╭─ Collected data

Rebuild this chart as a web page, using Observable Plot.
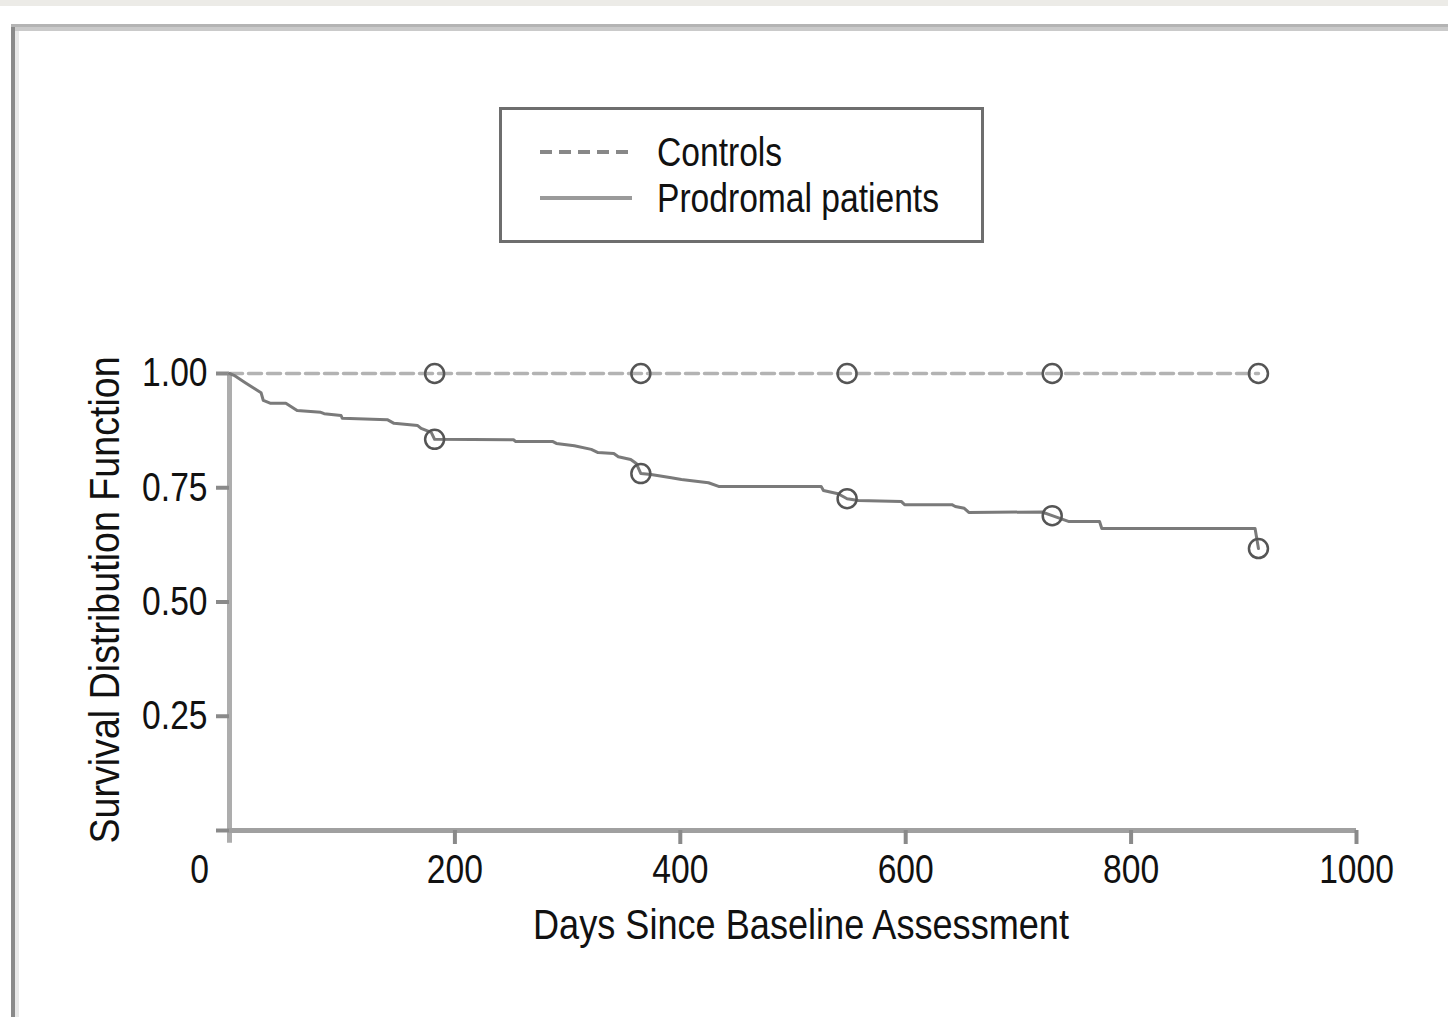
<!DOCTYPE html>
<html>
<head>
<meta charset="utf-8">
<script src="https://cdn.jsdelivr.net/npm/d3@7"></script>
<script src="https://cdn.jsdelivr.net/npm/@observablehq/plot@0.6"></script>
<style>
  html, body { margin: 0; padding: 0; background: #fff; width: 1448px; height: 1017px; overflow: hidden; }
  body { position: relative; font-family: "Liberation Sans", Arial, sans-serif; }
  #chart { position: absolute; left: 0; top: 0; }
  .strip { position: absolute; left: 0; top: 0; width: 1448px; height: 6px; background: #ecebe7; }
  .frameTop1 { position: absolute; left: 11px; top: 24px; width: 1437px; height: 3px; background: #b4b4b4; }
  .frameTop2 { position: absolute; left: 15px; top: 27px; width: 1433px; height: 4px; background: #cacaca; }
  .frameLeft1 { position: absolute; left: 11px; top: 27px; width: 4px; height: 990px; background: #8a8a8a; }
  .frameLeft2 { position: absolute; left: 15px; top: 31px; width: 4px; height: 986px; background: #e8e8e8; }
  #legend { position: absolute; left: 499px; top: 107px; }
</style>
</head>
<body>
<div id="chart"></div>
<div class="strip"></div>
<div class="frameTop1"></div>
<div class="frameTop2"></div>
<div class="frameLeft1"></div>
<div class="frameLeft2"></div>
<div id="legend"></div>
<script>
// ---- data ----
const seriesNames = ["Controls", "Prodromal patients"];

const controlsDays = [0, 913];
const controlsSurv = [1.0, 1.0];

const prodromalDays = [0, 4, 14, 21, 28, 30, 36, 50, 60, 81, 84, 99, 100, 140, 146, 167, 170, 179, 182,
  252, 254, 287, 290, 306, 321, 327, 341, 345, 356, 361, 365, 374, 392, 401, 425, 434,
  525, 527, 540, 548, 558, 596, 599, 641, 644, 652, 656, 721, 730, 745, 772, 774, 910, 913];
const prodromalSurv = [1.000, 0.996, 0.980, 0.969, 0.958, 0.941, 0.935, 0.935, 0.919, 0.915, 0.912, 0.908, 0.902, 0.899, 0.891, 0.886, 0.880, 0.871, 0.856,
  0.855, 0.851, 0.851, 0.847, 0.842, 0.834, 0.827, 0.825, 0.818, 0.812, 0.803, 0.781, 0.779, 0.772, 0.768, 0.761, 0.753,
  0.753, 0.744, 0.737, 0.726, 0.722, 0.720, 0.713, 0.713, 0.709, 0.705, 0.696, 0.697, 0.689, 0.676, 0.676, 0.661, 0.661, 0.617];

const markerDays = [182, 365, 548, 730, 913];
const controlsMarkers = [1.0, 1.0, 1.0, 1.0, 1.0];
const prodromalMarkers = [0.856, 0.781, 0.726, 0.689, 0.617];

const xTicks = [200, 400, 600, 800, 1000];
const yTicks = [0, 0.25, 0.5, 0.75, 1.0];
const xTitle = "Days Since Baseline Assessment";
const yTitle = "Survival Distribution Function";

// ---- tables ----
const controls = controlsDays.map((d, i) => ({day: d, s: controlsSurv[i]}));
const prodromal = prodromalDays.map((d, i) => ({day: d, s: prodromalSurv[i]}));
const markers = markerDays.flatMap((d, i) => [
  {day: d, s: controlsMarkers[i]},
  {day: d, s: prodromalMarkers[i]}
]);

const FONT = '"Liberation Sans", Arial, sans-serif';
const NARROW = 0.84; // emulate a narrow face
const NARROW_BY_TEXT = {[xTitle]: 0.84, [yTitle]: 0.875};

const chart = Plot.plot({
  width: 1448,
  height: 1017,
  marginLeft: 229,
  marginRight: 92,
  marginTop: 373,
  marginBottom: 187,
  style: {fontFamily: FONT, fontSize: "40px", background: "transparent", color: "#111"},
  x: {domain: [0, 1000]},
  y: {domain: [0, 1]},
  marks: [
    // axis lines
    Plot.ruleX([0], {y1: -0.028, y2: 1.0, stroke: "#adadad", strokeWidth: 5}),
    Plot.ruleY([0], {x1: 0, x2: 1000, stroke: "#a0a0a0", strokeWidth: 5}),
    Plot.axisY({ticks: yTicks, tickSize: 13, tickPadding: 9, stroke: "#8a8a8a", strokeWidth: 4, fill: "#111",
      tickFormat: d => d === 0 ? "" : d3.format(".2f")(d), label: null, fontSize: 40}),
    Plot.axisX({ticks: xTicks, tickSize: 14, tickPadding: 10, stroke: "#8a8a8a", strokeWidth: 4, fill: "#111",
      tickFormat: d => String(d), label: null, fontSize: 40}),
    Plot.text([0], {x: d => d, y: 0, text: d => String(d), dx: -30, dy: 40, fontSize: 40, fill: "#111"}),
    Plot.text([xTitle], {frameAnchor: "bottom", lineAnchor: "middle", textAnchor: "middle", dx: 8, dy: 95, fontSize: 43, fill: "#111"}),
    Plot.text([yTitle], {frameAnchor: "left", rotate: -90, textAnchor: "middle", lineAnchor: "middle", dx: -124, dy: -2, fontSize: 43, fill: "#111"}),
    // series
    Plot.line(controls, {x: "day", y: "s", stroke: "#b3b3b3", strokeWidth: 3.5, strokeDasharray: "13,6"}),
    Plot.line(prodromal, {x: "day", y: "s", stroke: "#7a7a7a", strokeWidth: 3}),
    Plot.dot(markers, {x: "day", y: "s", r: 9.5, stroke: "#555", strokeWidth: 2.5, fill: "none"})
  ]
});
document.getElementById("chart").appendChild(chart);

// ---- legend (inline svg) ----
const lg = d3.select("#legend").append("svg").attr("width", 600).attr("height", 137);
lg.append("rect").attr("x", 1.5).attr("y", 1.5).attr("width", 482).attr("height", 133)
  .attr("fill", "#fff").attr("stroke", "#6e6e6e").attr("stroke-width", 3);
const rows = [
  {name: seriesNames[0], dash: "12,7", color: "#888", y: 45},
  {name: seriesNames[1], dash: null, color: "#9a9a9a", y: 91}
];
rows.forEach(r => {
  const ln = lg.append("line").attr("x1", 41).attr("x2", 133).attr("y1", r.y).attr("y2", r.y)
    .attr("stroke", r.color).attr("stroke-width", 4);
  if (r.dash) ln.attr("stroke-dasharray", r.dash);
  lg.append("text").attr("x", 158).attr("y", r.y).attr("dy", "0.35em")
    .attr("font-family", FONT).attr("font-size", 40).attr("fill", "#111").text(r.name);
});

// narrow all text glyphs horizontally (no narrow face installed)
document.querySelectorAll("svg text").forEach(t => {
  const tspans = t.querySelectorAll("tspan");
  const els = tspans.length ? tspans : [t];
  els.forEach(el => {
    const L = el.getComputedTextLength();
    const f = NARROW_BY_TEXT[el.textContent] ?? NARROW;
    if (L > 0) {
      el.setAttribute("textLength", (L * f).toFixed(1));
      el.setAttribute("lengthAdjust", "spacingAndGlyphs");
    }
  });
});
</script>
</body>
</html>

╰─

Images should not appear in the copy; retype the listing above exactly.

Solution for this problem:
Rebuild this chart as a web page, using Observable Plot.
<!DOCTYPE html>
<html>
<head>
<meta charset="utf-8">
<script src="https://cdn.jsdelivr.net/npm/d3@7"></script>
<script src="https://cdn.jsdelivr.net/npm/@observablehq/plot@0.6"></script>
<style>
  html, body { margin: 0; padding: 0; background: #fff; width: 1448px; height: 1017px; overflow: hidden; }
  body { position: relative; font-family: "Liberation Sans", Arial, sans-serif; }
  #chart { position: absolute; left: 0; top: 0; }
  .strip { position: absolute; left: 0; top: 0; width: 1448px; height: 6px; background: #ecebe7; }
  .frameTop1 { position: absolute; left: 11px; top: 24px; width: 1437px; height: 3px; background: #b4b4b4; }
  .frameTop2 { position: absolute; left: 15px; top: 27px; width: 1433px; height: 4px; background: #cacaca; }
  .frameLeft1 { position: absolute; left: 11px; top: 27px; width: 4px; height: 990px; background: #8a8a8a; }
  .frameLeft2 { position: absolute; left: 15px; top: 31px; width: 4px; height: 986px; background: #e8e8e8; }
  #legend { position: absolute; left: 499px; top: 107px; }
</style>
</head>
<body>
<div id="chart"></div>
<div class="strip"></div>
<div class="frameTop1"></div>
<div class="frameTop2"></div>
<div class="frameLeft1"></div>
<div class="frameLeft2"></div>
<div id="legend"></div>
<script>
// ---- data ----
const seriesNames = ["Controls", "Prodromal patients"];

const controlsDays = [0, 913];
const controlsSurv = [1.0, 1.0];

const prodromalDays = [0, 4, 14, 21, 28, 30, 36, 50, 60, 81, 84, 99, 100, 140, 146, 167, 170, 179, 182,
  252, 254, 287, 290, 306, 321, 327, 341, 345, 356, 361, 365, 374, 392, 401, 425, 434,
  525, 527, 540, 548, 558, 596, 599, 641, 644, 652, 656, 721, 730, 745, 772, 774, 910, 913];
const prodromalSurv = [1.000, 0.996, 0.980, 0.969, 0.958, 0.941, 0.935, 0.935, 0.919, 0.915, 0.912, 0.908, 0.902, 0.899, 0.891, 0.886, 0.880, 0.871, 0.856,
  0.855, 0.851, 0.851, 0.847, 0.842, 0.834, 0.827, 0.825, 0.818, 0.812, 0.803, 0.781, 0.779, 0.772, 0.768, 0.761, 0.753,
  0.753, 0.744, 0.737, 0.726, 0.722, 0.720, 0.713, 0.713, 0.709, 0.705, 0.696, 0.697, 0.689, 0.676, 0.676, 0.661, 0.661, 0.617];

const markerDays = [182, 365, 548, 730, 913];
const controlsMarkers = [1.0, 1.0, 1.0, 1.0, 1.0];
const prodromalMarkers = [0.856, 0.781, 0.726, 0.689, 0.617];

const xTicks = [200, 400, 600, 800, 1000];
const yTicks = [0, 0.25, 0.5, 0.75, 1.0];
const xTitle = "Days Since Baseline Assessment";
const yTitle = "Survival Distribution Function";

// ---- tables ----
const controls = controlsDays.map((d, i) => ({day: d, s: controlsSurv[i]}));
const prodromal = prodromalDays.map((d, i) => ({day: d, s: prodromalSurv[i]}));
const markers = markerDays.flatMap((d, i) => [
  {day: d, s: controlsMarkers[i]},
  {day: d, s: prodromalMarkers[i]}
]);

const FONT = '"Liberation Sans", Arial, sans-serif';
const NARROW = 0.84; // emulate a narrow face
const NARROW_BY_TEXT = {[xTitle]: 0.84, [yTitle]: 0.875};

const chart = Plot.plot({
  width: 1448,
  height: 1017,
  marginLeft: 229,
  marginRight: 92,
  marginTop: 373,
  marginBottom: 187,
  style: {fontFamily: FONT, fontSize: "40px", background: "transparent", color: "#111"},
  x: {domain: [0, 1000]},
  y: {domain: [0, 1]},
  marks: [
    // axis lines
    Plot.ruleX([0], {y1: -0.028, y2: 1.0, stroke: "#adadad", strokeWidth: 5}),
    Plot.ruleY([0], {x1: 0, x2: 1000, stroke: "#a0a0a0", strokeWidth: 5}),
    Plot.axisY({ticks: yTicks, tickSize: 13, tickPadding: 9, stroke: "#8a8a8a", strokeWidth: 4, fill: "#111",
      tickFormat: d => d === 0 ? "" : d3.format(".2f")(d), label: null, fontSize: 40}),
    Plot.axisX({ticks: xTicks, tickSize: 14, tickPadding: 10, stroke: "#8a8a8a", strokeWidth: 4, fill: "#111",
      tickFormat: d => String(d), label: null, fontSize: 40}),
    Plot.text([0], {x: d => d, y: 0, text: d => String(d), dx: -30, dy: 40, fontSize: 40, fill: "#111"}),
    Plot.text([xTitle], {frameAnchor: "bottom", lineAnchor: "middle", textAnchor: "middle", dx: 8, dy: 95, fontSize: 43, fill: "#111"}),
    Plot.text([yTitle], {frameAnchor: "left", rotate: -90, textAnchor: "middle", lineAnchor: "middle", dx: -124, dy: -2, fontSize: 43, fill: "#111"}),
    // series
    Plot.line(controls, {x: "day", y: "s", stroke: "#b3b3b3", strokeWidth: 3.5, strokeDasharray: "13,6"}),
    Plot.line(prodromal, {x: "day", y: "s", stroke: "#7a7a7a", strokeWidth: 3}),
    Plot.dot(markers, {x: "day", y: "s", r: 9.5, stroke: "#555", strokeWidth: 2.5, fill: "none"})
  ]
});
document.getElementById("chart").appendChild(chart);

// ---- legend (inline svg) ----
const lg = d3.select("#legend").append("svg").attr("width", 600).attr("height", 137);
lg.append("rect").attr("x", 1.5).attr("y", 1.5).attr("width", 482).attr("height", 133)
  .attr("fill", "#fff").attr("stroke", "#6e6e6e").attr("stroke-width", 3);
const rows = [
  {name: seriesNames[0], dash: "12,7", color: "#888", y: 45},
  {name: seriesNames[1], dash: null, color: "#9a9a9a", y: 91}
];
rows.forEach(r => {
  const ln = lg.append("line").attr("x1", 41).attr("x2", 133).attr("y1", r.y).attr("y2", r.y)
    .attr("stroke", r.color).attr("stroke-width", 4);
  if (r.dash) ln.attr("stroke-dasharray", r.dash);
  lg.append("text").attr("x", 158).attr("y", r.y).attr("dy", "0.35em")
    .attr("font-family", FONT).attr("font-size", 40).attr("fill", "#111").text(r.name);
});

// narrow all text glyphs horizontally (no narrow face installed)
document.querySelectorAll("svg text").forEach(t => {
  const tspans = t.querySelectorAll("tspan");
  const els = tspans.length ? tspans : [t];
  els.forEach(el => {
    const L = el.getComputedTextLength();
    const f = NARROW_BY_TEXT[el.textContent] ?? NARROW;
    if (L > 0) {
      el.setAttribute("textLength", (L * f).toFixed(1));
      el.setAttribute("lengthAdjust", "spacingAndGlyphs");
    }
  });
});
</script>
</body>
</html>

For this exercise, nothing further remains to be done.